Continua il nostro giro di interviste con gli amministratori locali che si sono schierati per il NO al referendum costituzionale. Ne parliamo con Raffaele Latrofa, consigliere comunale a Pisa e fondatore della lista civica “Pisa nel cuore”.

Che giudizio dà della riforma costituzionale e della campagna referendaria di Renzi?

Iniziamo mettendo a fuoco il quadro politico generale: e cioè in primo luogo il metodo con cui si è arrivati alla riforma, compresa la frettolosa imposizione del voto di fiducia; poi il carattere divisivo e l’uso polemico, personalistico, che Matteo Renzi ha fatto di una cosa estremamente seria e impegnativa per la tenuta di tutta la Nazione, come dovrebbe essere una riforma della costituzione.

Scendiamo nel dettaglio…

Mi colpisce la farraginosità della cosiddetta abolizione del Senato, che in realtà sopravvive come “dopolavoro” di sindaci e consiglieri regionali, i quali dovranno andare su e giù, non si capisce bene con quale aderenza alle problematiche nazionali che inevitabilmente il Senato andrà ad affrontare, anche se con modalità diverse dal passato. Sempre riguardo al “superamento” del bicameralismo, la riforma non assicura la semplificazione legislativa, perché in vari casi il percorso delle leggi e l’attribuzione delle competenze non vengono definiti in modo lineare.

Come amministratore comunale e fondatore di una lista civica, che ne pensa di questo ritorno dello Stato accentratore?
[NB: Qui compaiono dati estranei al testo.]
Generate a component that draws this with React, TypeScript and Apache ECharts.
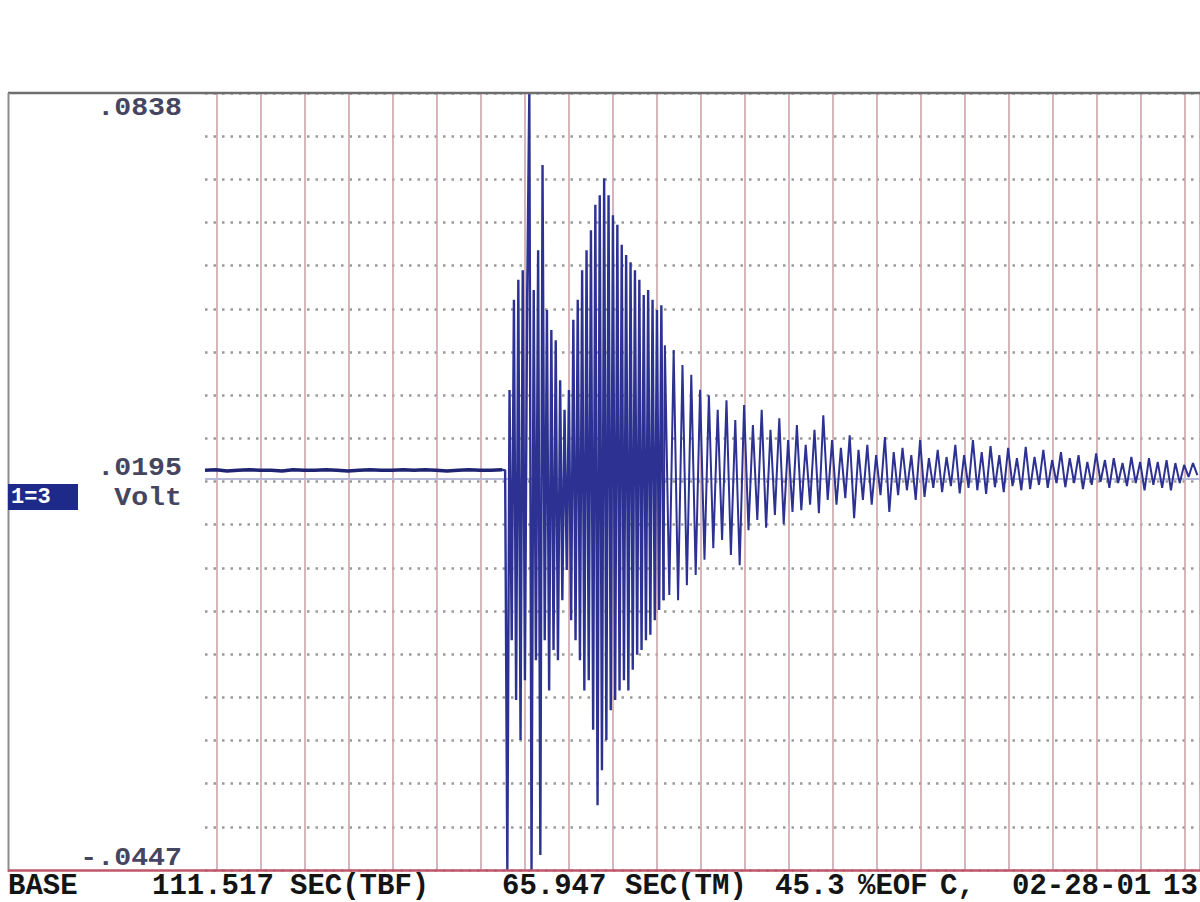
import React, { useEffect, useRef } from "react";
import * as echarts from "echarts";

// ---- axis range (volts) and labels ----
const yMin = -0.0447;
const yMax = 0.0838;
const yTickLabels = [".0838", ".0195", "-.0447"];
const unitLabel = "Volt";
const channelLabel = "1=3";
const footerTexts = ["BASE", "111.517", "SEC(TBF)", "65.947", "SEC(TM)", "45.3", "%EOF", "C,", "02-28-01", "13"];

// ---- time base (seconds) ----
const timeMax = 22.61;
const gridDivisions = 18;

// pre-event trace (quiet)
const preStart = 0;
const preStep = 0.25;
const preValues = [
  0.0214, 0.0215, 0.0213, 0.0214, 0.0215, 0.0214, 0.0214, 0.0213, 0.0215, 0.0214,
  0.0214, 0.0215, 0.0214, 0.0213, 0.0214, 0.0215, 0.0214, 0.0214, 0.0215, 0.0214,
  0.0215, 0.0214, 0.0213, 0.0214, 0.0215, 0.0214, 0.0214, 0.0215,
];

// main burst
const burstStart = 6.82;
const burstStep = 0.05;
const burstValues = [
  0.0214, -0.0447, 0.0347, -0.0067, 0.0496, -0.0166, 0.0529, -0.0232, 0.0545, -0.0133,
  0.0496, 0.0838, -0.0447, 0.0512, -0.0100, 0.0578, -0.0422, 0.0719, -0.0067, 0.0479,
  -0.0150, 0.0446, -0.0083, 0.0429, -0.0100, 0.0363, -0.0001, 0.0314, 0.0049, 0.0347,
  -0.0034, 0.0463, -0.0067, 0.0496, -0.0100, 0.0545, -0.0150, 0.0578, -0.0133, 0.0611,
  -0.0215, 0.0653, -0.0340, 0.0669, -0.0282, 0.0697, -0.0232, 0.0669, -0.0183, 0.0636,
  -0.0166, 0.0620, -0.0150, 0.0587, -0.0133, 0.0570, -0.0150, 0.0558, -0.0116, 0.0545,
  -0.0091, 0.0529, -0.0083, 0.0504, -0.0067, 0.0512, -0.0058, 0.0496, -0.0034, 0.0479,
  -0.0017, 0.0487, -0.0001,
];

// decaying coda
const codaStart = 10.45;
const codaStep = 0.1;
const codaValues = [
  0.0421, 0.0008, 0.0413, -0.0001, 0.0388, 0.0024, 0.0372, 0.0041, 0.0347, 0.0066,
  0.0338, 0.0085, 0.0314, 0.0099, 0.0330, 0.0074, 0.0297, 0.0057, 0.0322, 0.0115,
  0.0289, 0.0132, 0.0314, 0.0119, 0.0281, 0.0140, 0.0300, 0.0125, 0.0264, 0.0145,
  0.0289, 0.0148, 0.0256, 0.0157, 0.0281, 0.0143, 0.0305, 0.0165, 0.0264, 0.0157,
  0.0251, 0.0168, 0.0272, 0.0135, 0.0248, 0.0165, 0.0256, 0.0157, 0.0239, 0.0173,
  0.0269, 0.0145, 0.0244, 0.0173, 0.0251, 0.0181, 0.0239, 0.0165, 0.0264, 0.0170,
  0.0234, 0.0185, 0.0248, 0.0178, 0.0236, 0.0188, 0.0256, 0.0176, 0.0239, 0.0185,
  0.0264, 0.0181, 0.0244, 0.0175, 0.0254, 0.0186, 0.0239, 0.0178, 0.0251, 0.0188,
  0.0234, 0.0181, 0.0253, 0.0183, 0.0236, 0.0190, 0.0248, 0.0185, 0.0231, 0.0193,
  0.0244, 0.0186, 0.0234, 0.0193, 0.0239, 0.0183, 0.0228, 0.0190, 0.0242, 0.0195,
  0.0231, 0.0185, 0.0234, 0.0193, 0.0226, 0.0188, 0.0236, 0.0193, 0.0228, 0.0181,
  0.0234, 0.0190, 0.0228, 0.0185, 0.0231, 0.0181, 0.0226, 0.0193, 0.0223, 0.0203,
  0.0226, 0.0206,
];

const toPairs = (t0: number, dt: number, vals: number[]) =>
  vals.map((v, i) => [+(t0 + i * dt).toFixed(3), v]);

export default function App() {
  const ref = useRef<HTMLDivElement>(null);

  useEffect(() => {
    if (!ref.current) return;
    const chart = echarts.init(ref.current, null, { renderer: "svg" });

    const preData = toPairs(preStart, preStep, preValues);
    const burstData = [preData[preData.length - 1], ...toPairs(burstStart, burstStep, burstValues)];
    const codaPairs = toPairs(codaStart, codaStep, codaValues);
    const codaData = [burstData[burstData.length - 1], ...codaPairs];
    const yMid = (yMin + yMax) / 2;

    const plotLeft = 205;
    const gridLeft2 = 217;
    const top = 93;
    const bottom = 32;
    const divPx = 44;

    const labelFont = 'bold 25px "Liberation Mono"';
    const labelFill = "#45455f";
    const footFont = 'bold 29px "Liberation Mono"';
    const footX = [8, 152, 290, 502, 625, 775, 858, 940, 1012, 1163];

    const graphic: any[] = [
      // frame
      { type: "line", z: 100, shape: { x1: 8, y1: 93, x2: 1200, y2: 93 }, style: { stroke: "#6e6e6e", lineWidth: 2.5 } },
      { type: "line", z: 100, shape: { x1: 8.5, y1: 93, x2: 8.5, y2: 872 }, style: { stroke: "#8c8c8c", lineWidth: 2 } },
      { type: "line", z: 100, shape: { x1: 8, y1: 870.5, x2: 1200, y2: 870.5 }, style: { stroke: "#c0566a", lineWidth: 2.5 } },
      // y labels
      { type: "text", z: 100, x: 182, y: 108, scaleX: 1.13, style: { text: yTickLabels[0], textAlign: "right", textVerticalAlign: "middle", font: labelFont, fill: labelFill } },
      { type: "text", z: 100, x: 182, y: 468, scaleX: 1.13, style: { text: yTickLabels[1], textAlign: "right", textVerticalAlign: "middle", font: labelFont, fill: labelFill } },
      { type: "text", z: 100, x: 182, y: 498, scaleX: 1.13, style: { text: unitLabel, textAlign: "right", textVerticalAlign: "middle", font: labelFont, fill: labelFill } },
      { type: "text", z: 100, x: 182, y: 858, scaleX: 1.13, style: { text: yTickLabels[2], textAlign: "right", textVerticalAlign: "middle", font: labelFont, fill: labelFill } },
      // channel box
      { type: "rect", z: 100, shape: { x: 8, y: 484, width: 70, height: 26 }, style: { fill: "#1d2a8a" } },
      { type: "text", z: 101, x: 11, y: 497, style: { text: channelLabel, textAlign: "left", textVerticalAlign: "middle", font: 'bold 22px "Liberation Mono"', fill: "#ffffff" } },
      // footer
      ...footerTexts.map((t, i) => ({
        type: "text",
        z: 100,
        x: footX[i],
        y: 886,
        style: { text: t, textAlign: "left", textVerticalAlign: "middle", font: footFont, fill: "#141414" },
      })),
    ];

    chart.setOption({
      animation: false,
      backgroundColor: "#ffffff",
      grid: [
        { left: plotLeft, right: 0, top, bottom },
        { left: plotLeft, right: 0, top, bottom },
        { left: gridLeft2, right: 0, top, bottom },
      ],
      xAxis: [
        { type: "value", gridIndex: 0, min: 0, max: timeMax, show: false },
        { type: "value", gridIndex: 1, min: 0, max: 1, show: false },
        {
          type: "value",
          gridIndex: 2,
          min: 0,
          max: (1200 - gridLeft2) / divPx,
          interval: 1,
          axisLine: { show: false },
          axisTick: { show: false },
          axisLabel: { show: false },
          splitLine: { show: true, lineStyle: { color: "#cba4ab", width: 1.6, type: "solid" } },
        },
      ],
      yAxis: [
        { type: "value", gridIndex: 0, min: yMin, max: yMax, show: false },
        {
          type: "value",
          gridIndex: 1,
          min: 0,
          max: gridDivisions,
          interval: 1,
          axisLine: { show: false },
          axisTick: { show: false },
          axisLabel: { show: false },
          splitLine: { show: true, lineStyle: { color: "#9a9a9a", width: 2.5, type: [2.5, 6] } },
        },
        { type: "value", gridIndex: 2, min: 0, max: 1, show: false },
      ],
      graphic,
      series: [
        {
          type: "line",
          xAxisIndex: 0,
          yAxisIndex: 0,
          data: preData,
          symbol: "none",
          lineStyle: { color: "#1f2472", width: 3.5 },
          silent: true,
          z: 5,
        },
        {
          type: "line",
          xAxisIndex: 0,
          yAxisIndex: 0,
          data: burstData,
          symbol: "none",
          lineStyle: { color: "#2d3292", width: 2.4 },
          silent: true,
          z: 5,
          markLine: {
            silent: true,
            symbol: ["none", "none"],
            label: { show: false },
            lineStyle: { color: "#b6b8d8", width: 2, type: "solid" },
            data: [{ yAxis: yMid }],
          },
        },
        {
          type: "line",
          xAxisIndex: 0,
          yAxisIndex: 0,
          data: codaData,
          symbol: "none",
          lineStyle: { color: "#2d3292", width: 2 },
          silent: true,
          z: 5,
        },
      ],
    });

    return () => chart.dispose();
  }, []);

  return (
    <div
      ref={ref}
      style={{ position: "absolute", left: 0, top: 0, width: 1200, height: 902, background: "#fff" }}
    />
  );
}
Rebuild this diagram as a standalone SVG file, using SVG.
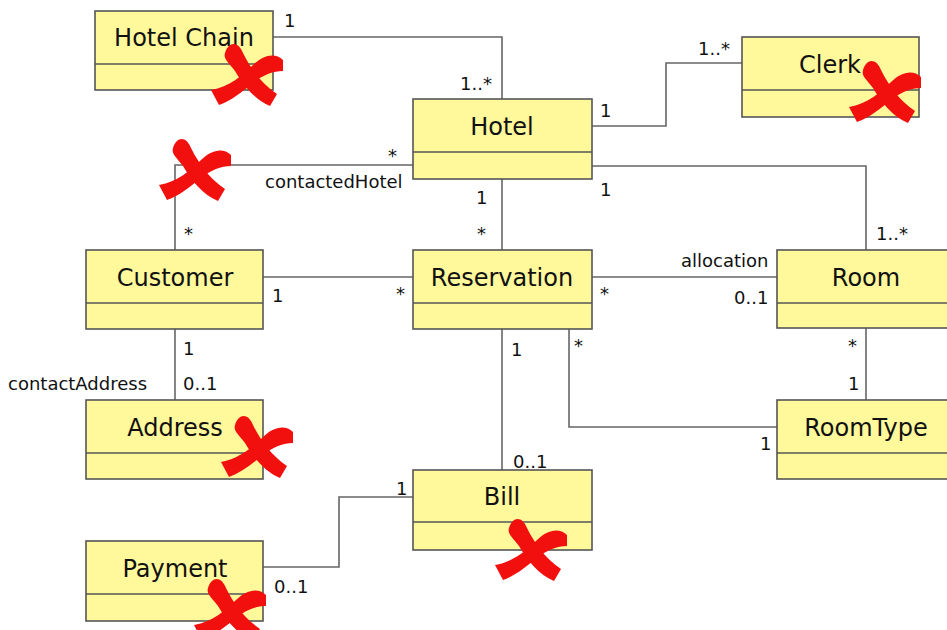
<svg xmlns="http://www.w3.org/2000/svg" xmlns:xlink="http://www.w3.org/1999/xlink" width="947" height="630" viewBox="0 0 947 630">
<style>
.box{fill:#FFF99C;stroke:#555;stroke-width:1.6}
.div{stroke:#555;stroke-width:1.6}
.title{font-family:"DejaVu Sans","Liberation Sans",sans-serif;font-size:24px;fill:#111;text-anchor:middle}
.lbl{font-family:"DejaVu Sans","Liberation Sans",sans-serif;font-size:18px;fill:#111}
.conn{fill:none;stroke:#666;stroke-width:1.6}
.xf{fill:#F2100F}
</style>
<defs>
<g id="cross">
<path class="xf" d="M-22,-22 C-18,-35 -8,-33 -4,-22 C4,-6 14,8 30,19 L23,31 C8,25 -4,10 -12,-4 C-18,-12 -24,-16 -22,-22 Z"/>
<path class="xf" d="M36,-15 C28,-23 16,-20 6,-10 C-4,0 -18,12 -36,15 L-28,30 C-16,26 -4,16 6,8 C16,0 26,-4 36,-4 Z"/>
</g>
</defs>
<rect width="947" height="630" fill="#fff"/>
<g id="connectors">
<polyline class="conn" points="273,37 502,37 502,99"/>
<polyline class="conn" points="592,126 666,126 666,63 742,63"/>
<polyline class="conn" points="592,166 866,166 866,250"/>
<polyline class="conn" points="413,165 175,165 175,250"/>
<line class="conn" x1="502" y1="179" x2="502" y2="250"/>
<line class="conn" x1="263" y1="277" x2="413" y2="277"/>
<line class="conn" x1="592" y1="277" x2="777" y2="277"/>
<line class="conn" x1="175" y1="329" x2="175" y2="400"/>
<line class="conn" x1="866" y1="328" x2="866" y2="400"/>
<polyline class="conn" points="569,329 569,427 777,427"/>
<line class="conn" x1="502" y1="329" x2="502" y2="470"/>
<polyline class="conn" points="413,497 339,497 339,567 263,567"/>
</g>
<g id="hotelchain"><rect class="box" x="95" y="11" width="178" height="79"/><line class="div" x1="95" y1="64" x2="273" y2="64"/><text class="title" x="184" y="46">Hotel Chain</text></g>
<g id="hotel"><rect class="box" x="413" y="99" width="179" height="80"/><line class="div" x1="413" y1="152" x2="592" y2="152"/><text class="title" x="502" y="135">Hotel</text></g>
<g id="clerk"><rect class="box" x="742" y="37" width="177" height="80"/><line class="div" x1="742" y1="90" x2="919" y2="90"/><text class="title" x="830" y="73">Clerk</text></g>
<g id="customer"><rect class="box" x="86" y="250" width="177" height="79"/><line class="div" x1="86" y1="303" x2="263" y2="303"/><text class="title" x="175" y="286">Customer</text></g>
<g id="reservation"><rect class="box" x="413" y="250" width="179" height="79"/><line class="div" x1="413" y1="303" x2="592" y2="303"/><text class="title" x="502" y="286">Reservation</text></g>
<g id="room"><rect class="box" x="777" y="250" width="180" height="78"/><line class="div" x1="777" y1="303" x2="957" y2="303"/><text class="title" x="866" y="286">Room</text></g>
<g id="address"><rect class="box" x="86" y="400" width="177" height="79"/><line class="div" x1="86" y1="453" x2="263" y2="453"/><text class="title" x="175" y="436">Address</text></g>
<g id="roomtype"><rect class="box" x="777" y="400" width="180" height="79"/><line class="div" x1="777" y1="453" x2="957" y2="453"/><text class="title" x="866" y="436">RoomType</text></g>
<g id="bill"><rect class="box" x="413" y="470" width="179" height="80"/><line class="div" x1="413" y1="522" x2="592" y2="522"/><text class="title" x="502" y="505">Bill</text></g>
<g id="payment"><rect class="box" x="86" y="541" width="177" height="80"/><line class="div" x1="86" y1="594" x2="263" y2="594"/><text class="title" x="175" y="577">Payment</text></g>
<g id="labels">
<text class="lbl" x="284" y="27">1</text>
<text class="lbl" x="460" y="90">1..*</text>
<text class="lbl" x="388" y="162">*</text>
<text class="lbl" x="265" y="188">contactedHotel</text>
<text class="lbl" x="476" y="204">1</text>
<text class="lbl" x="477" y="240">*</text>
<text class="lbl" x="600" y="117">1</text>
<text class="lbl" x="698" y="55">1..*</text>
<text class="lbl" x="600" y="196">1</text>
<text class="lbl" x="876" y="240">1..*</text>
<text class="lbl" x="184" y="240">*</text>
<text class="lbl" x="272" y="302">1</text>
<text class="lbl" x="396" y="300">*</text>
<text class="lbl" x="183" y="355">1</text>
<text class="lbl" x="183" y="390">0..1</text>
<text class="lbl" x="8" y="390">contactAddress</text>
<text class="lbl" x="681" y="267">allocation</text>
<text class="lbl" x="734" y="304">0..1</text>
<text class="lbl" x="600" y="300">*</text>
<text class="lbl" x="574" y="352">*</text>
<text class="lbl" x="511" y="356">1</text>
<text class="lbl" x="848" y="352">*</text>
<text class="lbl" x="848" y="390">1</text>
<text class="lbl" x="760" y="450">1</text>
<text class="lbl" x="513" y="468">0..1</text>
<text class="lbl" x="396" y="495">1</text>
<text class="lbl" x="274" y="593">0..1</text>
</g>
<g id="crosses">
<use xlink:href="#cross" x="247" y="75"/>
<use xlink:href="#cross" x="195" y="170"/>
<use xlink:href="#cross" x="885" y="92"/>
<use xlink:href="#cross" x="257" y="447"/>
<use xlink:href="#cross" x="531" y="550"/>
<use xlink:href="#cross" x="230" y="610"/>
</g>
</svg>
E’ una questione che mi sta molto a cuore, e che determina in modo netto la mia posizione a favore del NO. Il ritorno al centralismo è un aspetto della riforma che sulle vostre pagine è stato criticato da numerosi amministratori, primo fra tutti l’amico Antonfrancesco Vivarelli Colonna (il sindaco di Grosseto, ndr). Se pensiamo che tutta la tradizione del movimento che chiamiamo liberal-popolare è basata sul civismo, sull’autonomia delle realtà territoriali, sulla prevalenza del principio di sussidiarietà, e se aggiungiamo che questo è il cuore della tradizione del cattolicesimo politico e che il federalismo e l’autonomia costituiscono il motivo centrale che ha animato anche il miglior leghismo, dobbiamo dire che la riforma Renzi-Boschi ne rappresenta una negazione radicale.

Che succederebbe se al referendum vincesse il Sì?

Rafforzando il centralismo dello stato, verrebbe meno il sano principio di responsabilità che vuole l’ente titolare dell’imposta vicino a chi la paga, in modo da poterne verificare la congruità e l’utilità. 

Perché votare NO?

Ci sono una serie di ragioni sostanziali che spingono verso il NO: non si tratta di piegare il referendum costituzionale a una scelta politica occasionale, ma di respingere una riforma maldestra e dannosa, per porre le basi di riforme più serie ed efficaci. Uno degli argomenti principali dei sostenitori del Sì è che non possiamo permetterci di bocciare una riforma che, benché imperfetta, procede nella direzione giusta. Come promotori dei comitati civici del NO, dobbiamo spiegare in tutti i modi ai cittadini due cose molto chiare: non siamo dei sostenitori dello status quo a tutti i costi, ma se non fermiamo questa riforma, questo pasticcio, per molto tempo non potremo più sperare di farne di buone.